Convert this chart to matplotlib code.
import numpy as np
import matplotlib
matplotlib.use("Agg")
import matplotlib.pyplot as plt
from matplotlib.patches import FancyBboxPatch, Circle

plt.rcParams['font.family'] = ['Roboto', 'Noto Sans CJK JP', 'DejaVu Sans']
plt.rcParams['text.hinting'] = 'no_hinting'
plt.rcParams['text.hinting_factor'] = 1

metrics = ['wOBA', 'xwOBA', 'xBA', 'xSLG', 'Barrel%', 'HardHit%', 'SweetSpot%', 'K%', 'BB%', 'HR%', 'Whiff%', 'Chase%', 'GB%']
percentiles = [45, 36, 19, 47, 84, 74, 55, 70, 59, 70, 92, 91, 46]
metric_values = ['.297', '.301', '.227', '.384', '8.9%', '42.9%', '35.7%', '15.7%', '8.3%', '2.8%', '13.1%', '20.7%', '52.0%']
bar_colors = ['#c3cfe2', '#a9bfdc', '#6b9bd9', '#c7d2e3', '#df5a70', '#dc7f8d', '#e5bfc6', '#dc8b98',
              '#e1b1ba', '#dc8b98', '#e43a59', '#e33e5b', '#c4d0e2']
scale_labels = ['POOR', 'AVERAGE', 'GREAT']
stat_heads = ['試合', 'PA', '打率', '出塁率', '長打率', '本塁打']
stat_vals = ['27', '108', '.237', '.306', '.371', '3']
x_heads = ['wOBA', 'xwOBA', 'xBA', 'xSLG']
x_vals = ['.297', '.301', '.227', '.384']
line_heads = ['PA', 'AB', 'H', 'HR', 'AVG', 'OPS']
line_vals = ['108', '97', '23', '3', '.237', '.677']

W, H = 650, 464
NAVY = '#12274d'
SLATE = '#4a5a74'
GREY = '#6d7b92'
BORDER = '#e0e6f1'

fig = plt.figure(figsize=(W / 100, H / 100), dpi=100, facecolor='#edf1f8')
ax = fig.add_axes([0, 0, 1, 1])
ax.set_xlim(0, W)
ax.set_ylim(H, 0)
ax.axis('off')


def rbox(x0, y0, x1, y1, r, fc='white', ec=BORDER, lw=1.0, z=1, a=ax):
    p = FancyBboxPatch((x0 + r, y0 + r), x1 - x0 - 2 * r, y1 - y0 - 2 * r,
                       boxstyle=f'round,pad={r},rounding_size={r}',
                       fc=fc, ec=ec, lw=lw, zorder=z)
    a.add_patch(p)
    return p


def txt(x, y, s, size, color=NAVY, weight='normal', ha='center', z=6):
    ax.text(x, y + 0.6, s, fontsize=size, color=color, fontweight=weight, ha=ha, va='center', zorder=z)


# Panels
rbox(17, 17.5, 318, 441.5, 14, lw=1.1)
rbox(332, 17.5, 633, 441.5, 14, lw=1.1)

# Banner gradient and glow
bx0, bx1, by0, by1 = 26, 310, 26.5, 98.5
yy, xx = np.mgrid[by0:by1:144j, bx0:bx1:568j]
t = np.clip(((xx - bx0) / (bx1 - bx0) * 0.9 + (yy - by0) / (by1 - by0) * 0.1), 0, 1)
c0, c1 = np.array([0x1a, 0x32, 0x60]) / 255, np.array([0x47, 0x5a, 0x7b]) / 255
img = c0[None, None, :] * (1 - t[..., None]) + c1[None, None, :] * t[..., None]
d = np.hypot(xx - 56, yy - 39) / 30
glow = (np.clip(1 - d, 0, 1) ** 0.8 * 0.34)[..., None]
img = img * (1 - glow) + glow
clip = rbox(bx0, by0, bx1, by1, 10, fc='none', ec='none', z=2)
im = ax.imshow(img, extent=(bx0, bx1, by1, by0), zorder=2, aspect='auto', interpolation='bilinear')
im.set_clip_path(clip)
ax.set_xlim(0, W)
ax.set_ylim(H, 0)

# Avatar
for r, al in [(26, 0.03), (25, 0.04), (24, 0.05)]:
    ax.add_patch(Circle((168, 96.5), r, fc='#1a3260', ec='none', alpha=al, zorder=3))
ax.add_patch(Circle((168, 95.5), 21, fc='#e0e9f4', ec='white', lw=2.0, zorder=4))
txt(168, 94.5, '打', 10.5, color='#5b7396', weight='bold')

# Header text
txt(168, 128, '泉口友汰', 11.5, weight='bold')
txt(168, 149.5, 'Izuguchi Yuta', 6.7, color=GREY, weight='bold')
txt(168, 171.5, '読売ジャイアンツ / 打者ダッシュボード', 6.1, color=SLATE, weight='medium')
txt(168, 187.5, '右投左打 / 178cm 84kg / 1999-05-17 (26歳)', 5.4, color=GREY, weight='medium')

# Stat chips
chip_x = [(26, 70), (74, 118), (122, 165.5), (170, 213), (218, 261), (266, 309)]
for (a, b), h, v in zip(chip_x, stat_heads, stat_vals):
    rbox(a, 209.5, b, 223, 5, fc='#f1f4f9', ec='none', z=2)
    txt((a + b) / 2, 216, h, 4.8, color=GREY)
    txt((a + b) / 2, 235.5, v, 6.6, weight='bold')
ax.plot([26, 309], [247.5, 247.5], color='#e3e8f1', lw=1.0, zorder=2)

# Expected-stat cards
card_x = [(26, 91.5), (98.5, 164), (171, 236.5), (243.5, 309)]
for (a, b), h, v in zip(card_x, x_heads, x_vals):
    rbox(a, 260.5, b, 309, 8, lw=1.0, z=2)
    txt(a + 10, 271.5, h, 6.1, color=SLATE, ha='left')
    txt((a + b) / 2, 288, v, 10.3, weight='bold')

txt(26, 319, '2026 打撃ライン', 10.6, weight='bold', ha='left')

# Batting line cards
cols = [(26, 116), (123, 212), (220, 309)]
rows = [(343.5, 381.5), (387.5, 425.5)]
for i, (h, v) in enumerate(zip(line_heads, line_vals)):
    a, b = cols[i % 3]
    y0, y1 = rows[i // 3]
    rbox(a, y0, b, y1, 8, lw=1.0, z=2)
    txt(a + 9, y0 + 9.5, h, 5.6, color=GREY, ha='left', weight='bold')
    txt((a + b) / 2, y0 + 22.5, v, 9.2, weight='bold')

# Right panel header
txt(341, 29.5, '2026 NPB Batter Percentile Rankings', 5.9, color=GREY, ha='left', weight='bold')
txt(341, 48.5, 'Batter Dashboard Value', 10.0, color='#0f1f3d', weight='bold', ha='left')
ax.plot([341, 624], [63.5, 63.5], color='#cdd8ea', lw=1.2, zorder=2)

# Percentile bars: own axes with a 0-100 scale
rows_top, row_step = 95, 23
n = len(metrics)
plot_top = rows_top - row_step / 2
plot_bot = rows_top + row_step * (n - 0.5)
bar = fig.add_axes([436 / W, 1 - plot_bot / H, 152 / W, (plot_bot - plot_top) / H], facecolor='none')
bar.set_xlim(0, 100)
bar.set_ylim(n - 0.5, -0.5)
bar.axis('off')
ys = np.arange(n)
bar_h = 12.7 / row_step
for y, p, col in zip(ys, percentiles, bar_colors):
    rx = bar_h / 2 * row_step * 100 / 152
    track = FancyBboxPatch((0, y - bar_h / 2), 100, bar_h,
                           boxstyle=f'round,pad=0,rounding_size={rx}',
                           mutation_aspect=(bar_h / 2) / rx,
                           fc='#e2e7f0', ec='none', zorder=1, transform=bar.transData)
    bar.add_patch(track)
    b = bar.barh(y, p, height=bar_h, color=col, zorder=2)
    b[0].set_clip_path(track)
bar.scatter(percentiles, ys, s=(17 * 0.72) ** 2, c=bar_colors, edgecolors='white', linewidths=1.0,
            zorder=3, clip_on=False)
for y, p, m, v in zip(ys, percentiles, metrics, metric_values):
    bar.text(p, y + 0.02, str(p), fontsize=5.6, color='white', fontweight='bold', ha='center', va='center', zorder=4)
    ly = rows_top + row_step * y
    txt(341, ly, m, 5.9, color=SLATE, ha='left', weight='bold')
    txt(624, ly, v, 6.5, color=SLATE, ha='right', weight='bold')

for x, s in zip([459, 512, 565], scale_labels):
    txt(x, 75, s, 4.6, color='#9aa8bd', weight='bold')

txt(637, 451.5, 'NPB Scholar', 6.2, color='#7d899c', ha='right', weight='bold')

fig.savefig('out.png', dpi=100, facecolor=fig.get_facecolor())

========

→ Challenge: Restate the first line and every line after it, word for word, stopping once the line with "plt.rcParams['text.hinting_factor'] = 1" is done.

→ Answer to this problem:
Convert this chart to matplotlib code.
import numpy as np
import matplotlib
matplotlib.use("Agg")
import matplotlib.pyplot as plt
from matplotlib.patches import FancyBboxPatch, Circle

plt.rcParams['font.family'] = ['Roboto', 'Noto Sans CJK JP', 'DejaVu Sans']
plt.rcParams['text.hinting'] = 'no_hinting'
plt.rcParams['text.hinting_factor'] = 1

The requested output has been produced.